ORS 133.239 provides:
“(1) As used in this section, ‘parole and probation officer’ has the meaning given that term in ORS 181.610.
*207“(2) A parole and probation officer may arrest a person if the person is being supervised by the Department of Corrections or a county community corrections agency.
“(3)(a) A parole and probation officer making an arrest under this section shall, without unnecessary delay, take the arrested person before a magistrate or deliver the arrested person to a peace officer.
“(b) The parole and probation officer retains authority over the arrested person only until the person appears before a magistrate or until the law enforcement agency having general jurisdiction over the area in which the arrest took place assumes responsibility for the person.”
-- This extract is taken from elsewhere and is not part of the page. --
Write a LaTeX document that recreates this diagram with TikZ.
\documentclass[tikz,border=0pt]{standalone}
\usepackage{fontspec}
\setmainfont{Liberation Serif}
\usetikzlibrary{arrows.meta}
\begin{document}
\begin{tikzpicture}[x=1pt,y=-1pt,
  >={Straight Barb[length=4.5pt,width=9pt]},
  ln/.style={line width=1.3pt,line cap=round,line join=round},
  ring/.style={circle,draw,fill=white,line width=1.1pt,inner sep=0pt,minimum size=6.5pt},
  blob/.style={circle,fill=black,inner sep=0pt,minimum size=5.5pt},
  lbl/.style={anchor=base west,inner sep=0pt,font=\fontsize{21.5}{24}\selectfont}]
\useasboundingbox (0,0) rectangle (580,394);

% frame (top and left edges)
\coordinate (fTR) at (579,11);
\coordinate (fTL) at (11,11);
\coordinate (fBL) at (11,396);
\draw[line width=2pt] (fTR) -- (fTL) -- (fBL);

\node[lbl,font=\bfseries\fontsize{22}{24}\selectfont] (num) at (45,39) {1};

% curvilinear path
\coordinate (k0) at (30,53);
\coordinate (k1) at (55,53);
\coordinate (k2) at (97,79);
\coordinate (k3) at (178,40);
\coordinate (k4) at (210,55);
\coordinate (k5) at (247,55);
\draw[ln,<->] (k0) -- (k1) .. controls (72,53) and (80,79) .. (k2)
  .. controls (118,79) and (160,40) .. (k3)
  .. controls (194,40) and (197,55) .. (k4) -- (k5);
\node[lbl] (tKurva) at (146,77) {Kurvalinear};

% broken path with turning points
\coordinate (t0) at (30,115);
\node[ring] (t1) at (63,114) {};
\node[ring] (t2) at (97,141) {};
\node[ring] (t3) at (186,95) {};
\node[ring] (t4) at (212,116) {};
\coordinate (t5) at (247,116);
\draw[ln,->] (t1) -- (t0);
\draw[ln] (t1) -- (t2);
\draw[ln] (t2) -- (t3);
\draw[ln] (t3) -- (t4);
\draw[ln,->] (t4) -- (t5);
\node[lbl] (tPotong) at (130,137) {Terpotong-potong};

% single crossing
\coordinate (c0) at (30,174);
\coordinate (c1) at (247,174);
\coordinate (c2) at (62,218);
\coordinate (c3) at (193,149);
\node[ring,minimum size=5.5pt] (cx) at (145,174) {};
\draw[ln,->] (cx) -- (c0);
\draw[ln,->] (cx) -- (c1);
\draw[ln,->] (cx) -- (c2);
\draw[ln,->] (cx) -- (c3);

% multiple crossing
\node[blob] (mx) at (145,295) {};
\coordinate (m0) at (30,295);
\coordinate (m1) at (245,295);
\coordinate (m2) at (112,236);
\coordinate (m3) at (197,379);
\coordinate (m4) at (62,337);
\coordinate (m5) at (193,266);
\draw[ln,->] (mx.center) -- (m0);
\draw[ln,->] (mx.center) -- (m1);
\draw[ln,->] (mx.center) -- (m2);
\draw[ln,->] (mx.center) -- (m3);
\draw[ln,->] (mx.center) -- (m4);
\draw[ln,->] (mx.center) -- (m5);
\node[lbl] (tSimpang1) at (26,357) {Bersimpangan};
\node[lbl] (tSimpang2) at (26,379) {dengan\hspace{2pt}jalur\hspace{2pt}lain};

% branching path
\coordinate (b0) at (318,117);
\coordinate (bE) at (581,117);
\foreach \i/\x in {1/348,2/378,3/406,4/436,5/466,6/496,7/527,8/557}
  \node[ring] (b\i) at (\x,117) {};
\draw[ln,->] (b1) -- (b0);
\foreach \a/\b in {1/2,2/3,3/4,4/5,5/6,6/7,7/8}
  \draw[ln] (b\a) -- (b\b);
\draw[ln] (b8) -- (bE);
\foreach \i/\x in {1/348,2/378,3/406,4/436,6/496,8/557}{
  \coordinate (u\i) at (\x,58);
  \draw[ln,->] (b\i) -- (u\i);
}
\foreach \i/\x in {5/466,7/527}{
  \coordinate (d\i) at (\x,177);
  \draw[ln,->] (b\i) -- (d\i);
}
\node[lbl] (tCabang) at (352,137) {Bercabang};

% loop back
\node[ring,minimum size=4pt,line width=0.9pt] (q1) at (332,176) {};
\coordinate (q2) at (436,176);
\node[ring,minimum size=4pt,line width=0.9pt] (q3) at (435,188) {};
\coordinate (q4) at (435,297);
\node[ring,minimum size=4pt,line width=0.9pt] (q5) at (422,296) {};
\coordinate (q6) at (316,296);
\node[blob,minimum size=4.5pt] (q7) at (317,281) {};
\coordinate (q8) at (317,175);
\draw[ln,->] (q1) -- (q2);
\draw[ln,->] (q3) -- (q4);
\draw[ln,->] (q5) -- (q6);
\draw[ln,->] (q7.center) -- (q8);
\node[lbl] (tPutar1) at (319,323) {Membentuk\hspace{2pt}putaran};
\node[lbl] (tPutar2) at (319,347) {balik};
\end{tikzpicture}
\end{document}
The legislative history indicates that the interested parties and members of the Senate Committee on Rules understood that the bill that passed out of committee before final passage took care of the proponents’ first concern — that is, it clarified that the crimes of resisting arrest and interfering with a peace officer occur when a person resists a parole and probation officer who is taking a supervised person into custody under a warrant or without a warrant for parole violations. Tape Recording, Senate Committee on Rules, HB 3379, July 1, 2005, Tape 145, Side A, Tape 146, Side A (statement of Sen Charlie Ringo).